The poor performance of Premiere has done little to block the IPO pipeline. All deals got done in 2005 even if some struggled, leading to a stronger pipeline this year. One house has more than 10 IPO mandates for 2006, with the intention of completing 15 listings during the year.

Part of the success of IPOs has come from the de-coupled process pioneered by Commerzbank and Deutsche Bank on the IPO of Conergy in early 2005. Throughout the year, Deutsche repeatedly used this process where the price range is not set until after investors meet management. There is a debate about whether this method boosts pricing as Deutsche Bank claims, but it does suit investors when there is a unique or complex story.

“The pricing achieved on the IPOs was probably little different from a conventional timetable,” said Roland Manger, managing partner at Earlybird, the private equity firm. Earlybird completed the IPOs of online mortgage broker Interhyp and gaming company Tipp24 through decoupled processes. “The opportunity to meet management early on certainly led to greater buy-in from investors. If a company has no listed peers, it is important for investors to be educated by management,” he said. This was underlined by participation in IPOs with the result that the book for Interhyp was 30 times covered with 380 lines of orders; Tipp24 was 15 times covered.

The strength of response to stories presented through a de-coupled process has led to wider adoption. Even though the impact on pricing is debated, banks including HVB and UBS have suggested the method to companies as a potential route for IPOs.

Prominent among the IPOs seen in 2005 were those for solar power companies, which saw massive demand even though they priced at up to 27 times 2006 price/earnings ratios. Further offerings from companies in this sector are expected to continue in 2006: Centrosolar, PV Crystalox Solar and Solarwatt are all considering IPOs.

The challenge in this area is concern over the sector overheating. Future growth is already priced in and companies will find it difficult to deliver in the short term. Bankers frequently mention the experience of the Neuer Markt when looking at multiples that have now reached 38 times earnings and where there is a lack of differentiation between companies.
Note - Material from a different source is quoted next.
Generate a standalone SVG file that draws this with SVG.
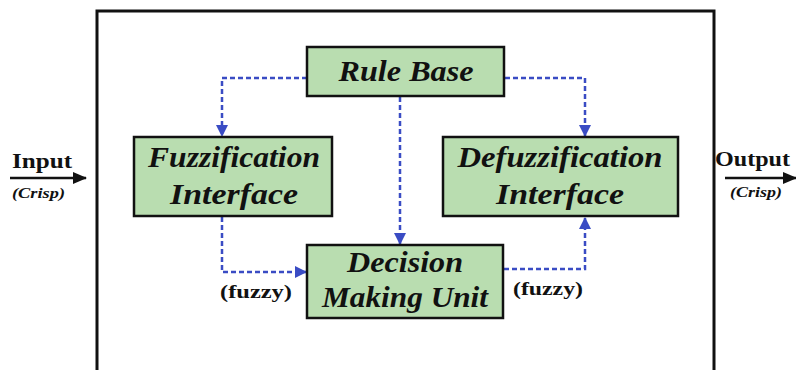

But this should change as companies are tested. "All solar IPOs have done well irrespective of the business model and positioning," said Matthias Born, portfolio manager at Deutscher Investment Trust. "The present constraints on supply help sales and prices, but these will decrease. Already we are seeing profit warnings so there will soon be good and bad companies."

In addition to solar, other renewable companies such as those covering biofuels are considering IPOs. November 2005 saw the first of these: Biopetrol Industries listed on the Entry Standard and raised €57.4m through Equinet.

Real estate beckons

Real estate is another sector that is expected to see a number of IPOs during 2006. Legislation is expected to provide for Real Estate Investment Trusts (REITs) from the start of 2007. Once a fund has raised money to finance investments in property, it can take several months to invest it. Because of this, investors are urging funds to come to market this year so they can invest money before converting to REITs. There will be a substantial increase in funds invested in real estate following REIT legislation so an early mover will benefit by investing before competition increase prices.

The introduction of REITs is significant in Germany as it will offer a better alternative to open investment funds that already exist. So far capital increases by listed property companies have achieved strong levels of demand. The IPO by Patrizia Immobilien in April looks set to meet similar interest though this is dependent on management, the most important factor in such deals according to investors.

IPOs are providing a constant stream of deals, but average volumes are low. Complementing the flow of new names is M&A activity often leading to significant equity transactions. Last year saw TUI, Allianz and Adidas all complete transactions in support of acquisitions.